IEEE 802.11n was an amendment to IEEE 802.11-2007 as amended by IEEE 802.11k-2008, IEEE 802.11r-2008, IEEE 802.11y-2008, and IEEE 802.11w-2009. It builds on three IEEE.11 standards. They are the multiple-input multiple-output (MIMO), a 40 MHz channel in the physical layer (PHY), and frame aggregation to the MAC layer.

Frame aggregation is a feature of IEEE 802.11e and 802.11n wireless LAN standards that increases throughput by sending two or more data frame in a single transmission.

MIMO is a method of using multiple antennas to coherently resolve more information than is possible with a single antenna which increases data rate. One way it does this is through use of Spatial Division Multiplexing (SDM), which spatially multiplexes multiple independent data streams. This SDM transfers multiple independent data streams simultaneously within one spectral channel of bandwidth.

MIMO technology requires a separate radio-frequency chain and analog-to-digital converter for MIMO antenna making it more expensive than non-MIMO systems.

Its purpose is to improve network throughput over the previous two standards (802.11a and 802.11g) with a significant increase in the maximum net data rate from 54 Mbit/s to 600 Mbit/s with use of four spatial stream at a channel width of 40 MHz. 802.11n standardized support for multiple-input multiple-output and frame aggregation and security improvements among other features. It can be used in the 2.4 and 5 GHz frequency bands.

Number of Antennas

The number of simultaneous data streams is limited by the minimum number of antennas in use on both sides of the link. The 802.11n draft allows up to 4 x 4 : 4. This means the radio can transmit on four antennas and receive on four, and it can send and receive 4 data streams.

Deployment Strategies

To achieve maximum output, a pure 802.11n 5 GHz network is recommended. The 5 GHz band has substantial capacity due to many non-overlapping radio channels and less radio interference as compared with the 2.4 GHz band. An 802.11n-only network may be impractical since many users need support for legacy equipment such as 802.11b/g. When using a mixed-mode system, an optimal solution would be to use a dual-radio access point and place the 802.11b/g traffic on the 2.4 GHz radio and the 802.11n traffic on the 5 GHz radio. This setup assumes that all the 802.11n clients are 5 GHz capable, which isn't a requirement of the standard. Quite a few wifi-capable devices only support the 2.4 GHz, such as iPhone 4s, and there is no practical way to upgrade them to support 5 GHz. A technique called "band steering" is used by some enterprise-grade APs to send 802.11n clients to the 5 GHz band, leaving the 2.4 GHz band for legacy clients. Band steering works by responding only to 5 GHz association requests and not the 2.4 GHz requests from dual-band clients.

40 MHz in 2.4 GHz

The 2.4 GHz ISM band is fairly congested. 802.11n provides an option to double the bandwidth per channel to 40 MHz which results in slightly more than double the data rate. When in 2.4 GHz, enabling this option takes up to 82% of the unlicensed band, which in many areas may prove to be infeasible.

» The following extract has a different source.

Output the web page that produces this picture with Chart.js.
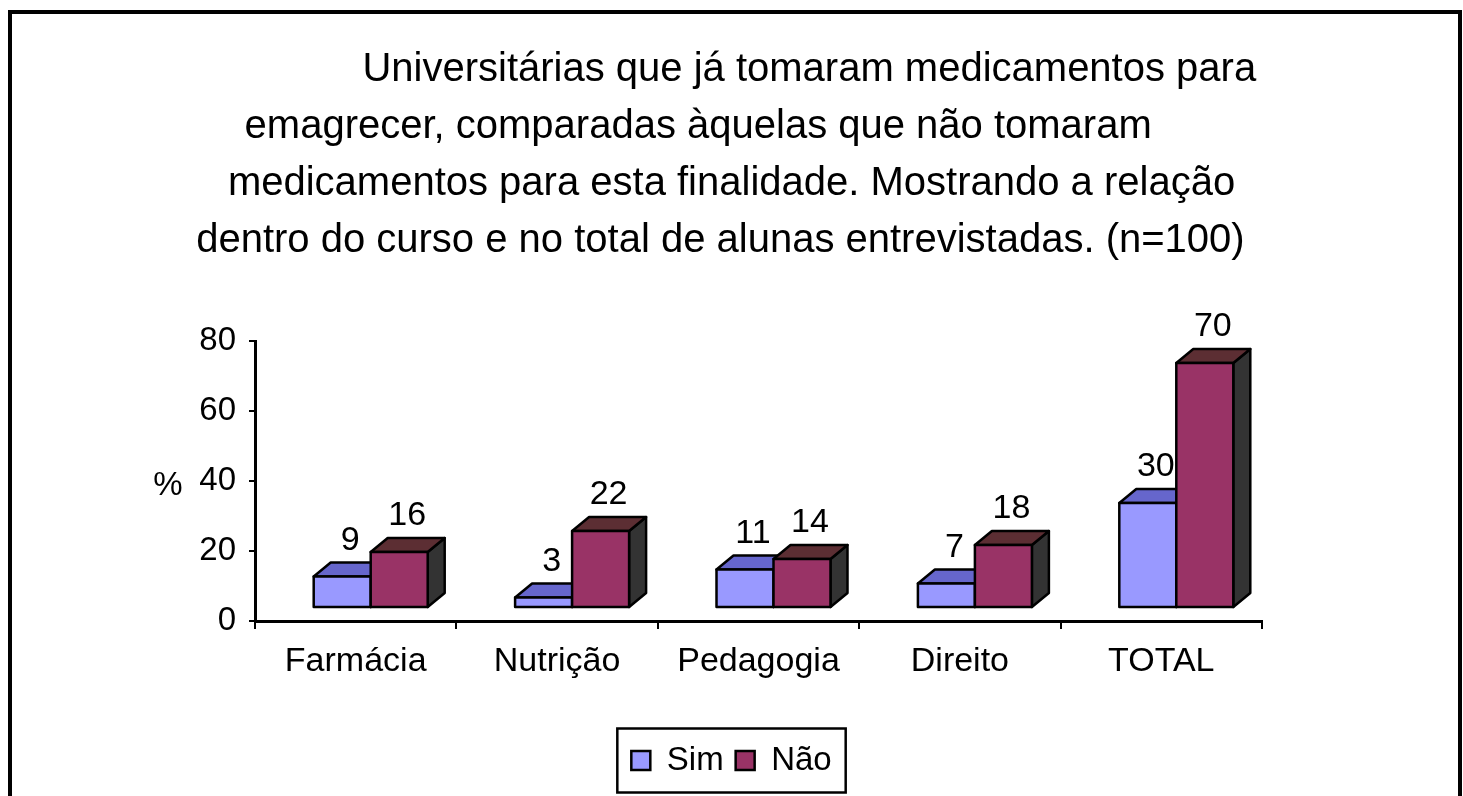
<!DOCTYPE html>
<html><head><meta charset="utf-8">
<script src="https://cdn.jsdelivr.net/npm/chart.js@4.4.0/dist/chart.umd.min.js"></script>
<style>
html,body{margin:0;padding:0;background:#fff;overflow:hidden;width:1463px;height:796px;}
#frame{position:absolute;left:8px;top:10px;width:1446px;height:900px;border:4px solid #000;border-bottom:none;}
#c{position:absolute;left:0;top:0;}
</style></head><body>
<div id="frame"></div>
<canvas id="c" width="1463" height="800"></canvas>
<script>
// ---- data ----
const categories = ['Farmácia', 'Nutrição', 'Pedagogia', 'Direito', 'TOTAL'];
const simValues = [9, 3, 11, 7, 30];
const naoValues = [16, 22, 14, 18, 70];
const seriesNames = ['Sim', 'Não'];
const yTickValues = [0, 20, 40, 60, 80];
const yAxisLabel = '%';
const titleLines = [
  '              Universitárias que já tomaram medicamentos para',
  'emagrecer, comparadas àquelas que não tomaram      ',
  'medicamentos para esta finalidade. Mostrando a relação',
  'dentro do curso e no total de alunas entrevistadas. (n=100)  '
];

// ---- styling ----
const FONT = "'Liberation Sans', Arial, sans-serif";
const DX = 17, DY = -14;          // oblique depth of the 3D boxes
const SHIFT_X = 15, SHIFT_Y = -13; // floor offset of the bars
const faces = [
  {front: '#9999FF', top: '#6666CC', side: '#4C4C99'},
  {front: '#993366', top: '#5C2E33', side: '#333333'}
];

Chart.defaults.font.family = FONT;
Chart.defaults.color = '#000';

function poly(ctx, pts, fill) {
  ctx.beginPath();
  ctx.moveTo(pts[0][0], pts[0][1]);
  for (let i = 1; i < pts.length; i++) ctx.lineTo(pts[i][0], pts[i][1]);
  ctx.closePath();
  ctx.fillStyle = fill;
  ctx.fill();
  ctx.stroke();
}

const bars3d = {
  id: 'bars3d',
  beforeDatasetsDraw(chart) {
    chart.ctx.save();
    chart.ctx.translate(SHIFT_X, SHIFT_Y);
  },
  afterDatasetsDraw(chart) {
    const ctx = chart.ctx;
    const metas = [chart.getDatasetMeta(0), chart.getDatasetMeta(1)];
    ctx.lineJoin = 'round';
    ctx.lineWidth = 2.5;
    ctx.strokeStyle = '#000';
    for (let i = 0; i < categories.length; i++) {
      metas.forEach((meta, d) => {
        const p = meta.data[i].getProps(['x', 'y', 'base', 'width'], true);
        const l = p.x - p.width / 2, r = p.x + p.width / 2, t = p.y, b = p.base;
        const c = faces[d];
        poly(ctx, [[r, t], [r + DX, t + DY], [r + DX, b + DY], [r, b]], c.side);
        poly(ctx, [[l, t], [l + DX, t + DY], [r + DX, t + DY], [r, t]], c.top);
        poly(ctx, [[l, t], [r, t], [r, b], [l, b]], c.front);
      });
    }
    ctx.fillStyle = '#000';
    ctx.font = '34px ' + FONT;
    ctx.textAlign = 'center';
    ctx.textBaseline = 'alphabetic';
    metas.forEach((meta, d) => {
      const vals = d === 0 ? simValues : naoValues;
      meta.data.forEach((el, i) => {
        const p = el.getProps(['x', 'y'], true);
        ctx.fillText(String(vals[i]), p.x + 8, p.y - 27);
      });
    });
    ctx.restore();
  },
  afterDraw(chart) {
    const ctx = chart.ctx;
    const ys = chart.scales.y;
    ctx.save();
    ctx.fillStyle = '#000';
    ctx.font = '33px ' + FONT;
    ctx.textAlign = 'center';
    ctx.textBaseline = 'middle';
    ctx.fillText(yAxisLabel, 168, ys.getPixelForValue(40) + 5);
    const hb = chart.legend.legendHitBoxes;
    if (hb && hb.length) {
      const left = hb[0].left - 14;
      const last = hb[hb.length - 1];
      const right = last.left + last.width + 14;
      const cy = hb[0].top + hb[0].height / 2;
      ctx.strokeStyle = '#000';
      ctx.lineWidth = 2.5;
      ctx.strokeRect(left, cy - 32, right - left, 64);
    }
    ctx.restore();
  }
};

new Chart(document.getElementById('c'), {
  type: 'bar',
  data: {
    labels: categories,
    datasets: [
      {label: seriesNames[0], data: simValues, backgroundColor: faces[0].front, borderColor: '#000', borderWidth: 2.5, clip: false},
      {label: seriesNames[1], data: naoValues, backgroundColor: faces[1].front, borderColor: '#000', borderWidth: 2.5, clip: false}
    ]
  },
  options: {
    responsive: false,
    animation: false,
    events: [],
    categoryPercentage: 0.566,
    barPercentage: 1,
    layout: {padding: {left: 10, right: 10, top: 0, bottom: 13}},
    plugins: {
      title: {
        display: true,
        text: titleLines,
        color: '#000',
        font: {family: FONT, size: 40, weight: 'normal', lineHeight: 1.425},
        padding: {top: 41, bottom: 72}
      },
      legend: {
        position: 'bottom',
        labels: {
          font: {family: FONT, size: 33},
          color: '#000',
          boxWidth: 19,
          boxHeight: 19,
          padding: 12,
          sort: (a, b) => a.datasetIndex - b.datasetIndex
        }
      },
      tooltip: {enabled: false}
    },
    scales: {
      x: {
        grid: {offset: true, drawOnChartArea: false, drawTicks: true, tickLength: 8, color: '#000', lineWidth: 2},
        border: {display: true, color: '#000', width: 3},
        ticks: {font: {family: FONT, size: 34}, color: '#000', padding: 12},
        afterFit(scale) { scale.height = 111; }
      },
      y: {
        min: 0, max: 80,
        afterBuildTicks(scale) { scale.ticks = yTickValues.map(v => ({value: v})); },
        grid: {drawOnChartArea: false, drawTicks: true, tickLength: 6, color: '#000', lineWidth: 2},
        border: {display: true, color: '#000', width: 3},
        ticks: {font: {family: FONT, size: 33}, color: '#000', padding: 13},
        afterFit(scale) { scale.width = 245; }
      },
      yRight: {
        type: 'linear',
        position: 'right',
        display: true,
        grid: {display: false, drawTicks: false},
        border: {display: false},
        ticks: {display: false},
        afterFit(scale) { scale.width = 191; }
      }
    }
  },
  plugins: [bars3d]
});
</script>
</body></html>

The specification calls for requiring one primary 20 MHz channel as well as a secondary adjacent channel spaced + or - 20 MHz away. The primary channel is used for communications with clients incapable of 40 MHz mode. When in 40 MHz mode, the center frequency is actually the mean of the primary and secondary channels.

Local regulations may restrict certain channels from operation. For example, channels 12 and 13 are normally unavailable for use as either a primary or secondary channel in North America.

802.11n Goals

(1) Up to 600 Mbps data rate

(2) MIMO (Multiple input, multiple output antennas)

(3) Channel bonding

(4) High Throughput (HT) options

(5) Maintain backward compatibility with existing 802.11a/b/g

802.11n Improvements

(1) Shorter Guard Interval (GI) - reduced from 800ns to 400ns

(2) Channel bonding

(3) Spatial Multiplexing - at least 2 spatial streams and up to 4 (MIMO), each stream arrives at the receiver with different amplitude (signal strength) and phase

(4) Modified OFDM - 52 sub-carriers (instead of 48 used in previous versions)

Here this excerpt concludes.